Posted to dev@couchdb.apache.org by Wout Mertens <wo...@gmail.com> on 2010/06/16 12:09:43 UTC

Is CouchDB Cache-Oblivious?

Hi all,

I recently stumbled across this article:
http://queue.acm.org/detail.cfm?id=1814327

Basically, the author is arguing that often, the effect of virtual memory is ignored, at great cost. (it's somewhat abrasive but it gets the point across). The comments were very helpful in showing that if you want data structures that behave well on multi-tiered memory, you need to use "Cache Oblivious" algorithms.

I only have a vague idea of the in-memory and on-disk data structures that CouchDB has (I know that they're B-trees), so I'm here to ask if CouchDB's algorithms have been designed with paging penalties in mind.

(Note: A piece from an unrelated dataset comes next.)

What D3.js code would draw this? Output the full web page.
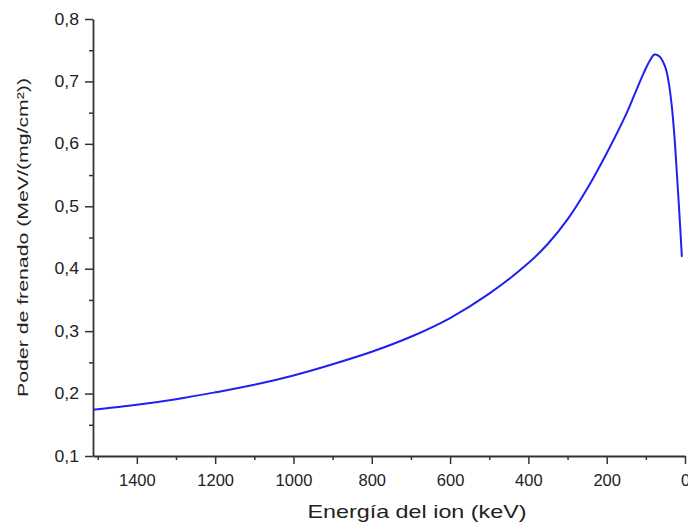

One interesting paper popped up in a search for cache oblivious B-trees:

http://www.cs.sunysb.edu/~bender/pub/PODS06-BFK.pdf
===============
ABSTRACT
B-trees are the data structure of choice for maintaining searchable data on disk. However, B-trees perform suboptimally
• when keys are long or of variable length,
• when keys are compressed, even when using front compression, the standard B-tree compression scheme,
• for range queries, and
• with respect to memory effects such as disk prefetching.

This paper presents a cache-oblivious string B-tree (COSB-tree) data structure that is efficient in all these ways:
• The COSB-tree searches asymptotically optimally and inserts and deletes nearly optimally.
• It maintains an index whose size is proportional to the front-compressed size of the dictionary. Furthermore, unlike standard front-compressed strings, keys can be decompressed in a memory-efficient manner.
• It performs range queries with no extra disk seeks; in contrast, B-trees incur disk seeks when skipping from leaf block to leaf block.
• It utilizes all levels of a memory hierarchy efficiently and makes good use of disk locality by using cache-oblivious layout strategies.
===============

Is this what CouchDB implements? If not, would implementing this be considered?

Thanks,

Wout.